LONDON: Pots clanged and oil sizzled inside the London kitchen of Syrian chef Imad Alarnab, as the former refugee who fled his country’s civil war recalled hosting King Charles III.
When the chef left his war-torn homeland in 2015, he never imagined that one day he would watch as cameras flashed and wide-eyed crowds greeted the monarch arriving at his Soho restaurant last year.
Alarnab, 48, said he had asked the king to come to the popular eatery when he met him at Buckingham Palace before an event honoring humanitarian work in 2023.
“I told him ‘I would love for you to visit our restaurant one day’ and he said: ‘I would love to’... I was over the Moon to be honest.”
The chef has come a long way since he arrived in London after an arduous journey from Damascus with virtually no money in his pocket.
Fearing for his life, he had escaped Syria after his family was uprooted again and again by fighting.
His culinary empire — restaurants, cafes, and juice bars peppered across the Syrian capital — had been destroyed by bombing in just six days in 2013.
Alarnab spent three months crisscrossing Europe in the back of lorries, aboard trains, on foot and even on a bicycle before he reached the UK.
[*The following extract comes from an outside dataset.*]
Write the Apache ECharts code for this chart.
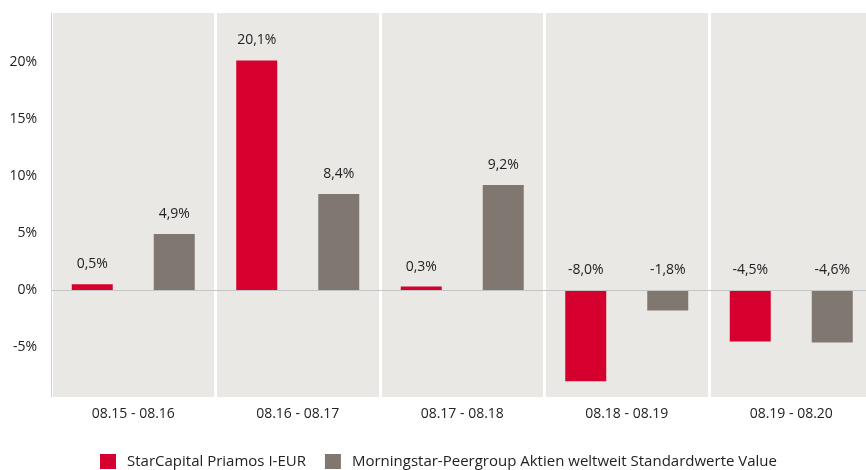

“When I left, I left with nothing,” he told AFP, as waiters whirled past carrying steaming plates of traditional Syrian fare.
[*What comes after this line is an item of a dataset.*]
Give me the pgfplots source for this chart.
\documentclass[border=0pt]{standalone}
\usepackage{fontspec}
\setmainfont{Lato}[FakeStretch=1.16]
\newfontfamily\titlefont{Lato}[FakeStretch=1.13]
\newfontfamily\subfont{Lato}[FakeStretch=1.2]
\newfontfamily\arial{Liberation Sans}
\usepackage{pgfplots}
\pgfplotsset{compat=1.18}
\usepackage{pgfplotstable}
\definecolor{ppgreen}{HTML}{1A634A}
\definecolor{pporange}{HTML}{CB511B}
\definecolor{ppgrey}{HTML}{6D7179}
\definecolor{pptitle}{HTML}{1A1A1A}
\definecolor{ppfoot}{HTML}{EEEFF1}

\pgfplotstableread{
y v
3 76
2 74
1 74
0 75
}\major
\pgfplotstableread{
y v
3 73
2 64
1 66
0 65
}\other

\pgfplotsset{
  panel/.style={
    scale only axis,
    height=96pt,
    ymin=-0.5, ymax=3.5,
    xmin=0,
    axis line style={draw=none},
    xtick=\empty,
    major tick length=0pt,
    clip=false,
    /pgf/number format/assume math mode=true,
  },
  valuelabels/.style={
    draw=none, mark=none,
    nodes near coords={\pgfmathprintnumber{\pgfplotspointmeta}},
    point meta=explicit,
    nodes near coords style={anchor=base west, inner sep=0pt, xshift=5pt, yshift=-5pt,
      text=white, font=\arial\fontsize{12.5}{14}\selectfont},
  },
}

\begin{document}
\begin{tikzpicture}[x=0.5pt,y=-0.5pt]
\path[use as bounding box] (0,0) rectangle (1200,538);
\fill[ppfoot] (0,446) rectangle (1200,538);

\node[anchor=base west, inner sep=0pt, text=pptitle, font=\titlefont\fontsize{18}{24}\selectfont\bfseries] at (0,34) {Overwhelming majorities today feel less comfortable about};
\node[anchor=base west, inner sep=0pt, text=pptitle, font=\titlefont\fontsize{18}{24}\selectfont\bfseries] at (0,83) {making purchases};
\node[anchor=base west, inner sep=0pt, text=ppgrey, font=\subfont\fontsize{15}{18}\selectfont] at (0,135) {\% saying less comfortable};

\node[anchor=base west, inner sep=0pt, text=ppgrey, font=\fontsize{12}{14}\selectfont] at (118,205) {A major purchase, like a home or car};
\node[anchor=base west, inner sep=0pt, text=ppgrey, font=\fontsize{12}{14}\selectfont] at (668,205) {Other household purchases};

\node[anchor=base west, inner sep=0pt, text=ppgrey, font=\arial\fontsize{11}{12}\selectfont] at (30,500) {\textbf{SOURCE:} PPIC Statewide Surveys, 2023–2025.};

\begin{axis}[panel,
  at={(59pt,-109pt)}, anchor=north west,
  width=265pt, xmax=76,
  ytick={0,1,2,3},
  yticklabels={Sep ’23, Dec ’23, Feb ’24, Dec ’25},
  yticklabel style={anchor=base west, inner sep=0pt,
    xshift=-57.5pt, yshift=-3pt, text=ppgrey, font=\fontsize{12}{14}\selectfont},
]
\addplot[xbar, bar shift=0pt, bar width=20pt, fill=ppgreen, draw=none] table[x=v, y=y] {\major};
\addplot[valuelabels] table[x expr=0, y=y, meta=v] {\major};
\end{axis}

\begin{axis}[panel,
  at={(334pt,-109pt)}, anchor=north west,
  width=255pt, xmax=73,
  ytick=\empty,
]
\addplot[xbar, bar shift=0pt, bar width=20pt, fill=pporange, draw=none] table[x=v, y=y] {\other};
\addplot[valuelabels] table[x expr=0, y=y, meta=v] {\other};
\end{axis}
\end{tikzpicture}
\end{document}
Starving and exhausted, he spent the last of his money on a train ticket to Doncaster where his sister lived.
“Love letter from Syria”
To make a living, Alarnab initially picked up any odd jobs, such as washing and selling cars, saving enough to bring his wife and three daughters over after seven months.
His love of cooking never left him though. In France, while he was sleeping on the steps of a church, Alarnab had often cooked for hundreds of other refugees.
“I always dreamed of going back to cooking,” he said.
So it wasn’t long before he found himself back in the kitchen, cooking up a storm across London with his sold-out supper clubs, bustling pop-up cafes, and crowded lunchtime falafel bars.
Alarnab’s friends gave him the initial boost for his first pop-up in 2017, and profits from his new catering business then covered the costs of later events.
He now runs two restaurants in the city — one in Soho’s buzzing Kingly Court and another nestled in a corner of the vibrant Somerset House arts center.
“I was looking for a city to love when I found London,” Alarnab said, adding it had offered him “space to innovate” and add his own modern twist to classic Syrian dishes.
Far from home, Alarnab said his word-of-mouth success had grown into a “love letter from Syria to the world” that needs no translation.
“You don’t really need to speak Arabic or Syrian to know that this is the best falafel ever,” he said, pointing to a row of colorful plates.
“There is hope”
For Alarnab, spices frying, dough rising and cheese melting inside a kitchen offered an unlikely escape from the real world.
“All my problems, I leave them outside the kitchen and walk in fresh.”
When he fled Syria, Alarnab thought going back to Damascus was forever off the table.
Yet he returned for the first time in October, almost a year to the day after longtime leader Bashar Assad was toppled in a lightning rebel offensive — ending almost 14 years of brutal civil war.
He walked the familiar streets of his old home, where his late mother taught him to cook many years ago.
“To return to Damascus and for her not to be there, that was extremely difficult.”
Torn between the two cities, Alarnab said he longed to one day rebuild his home in Damascus.
“I wish I could go back and live there. But at the same time, I feel like London is now a part of me. I don’t know if I could ever go back and just be in Syria,” he said.
Although Syrians still bear the scars of war, Alarnab said he had seen “hope in people’s eyes which was missing when I left in 2015.”
“The road ahead is still very long, and yes this is only the beginning — but there is hope.”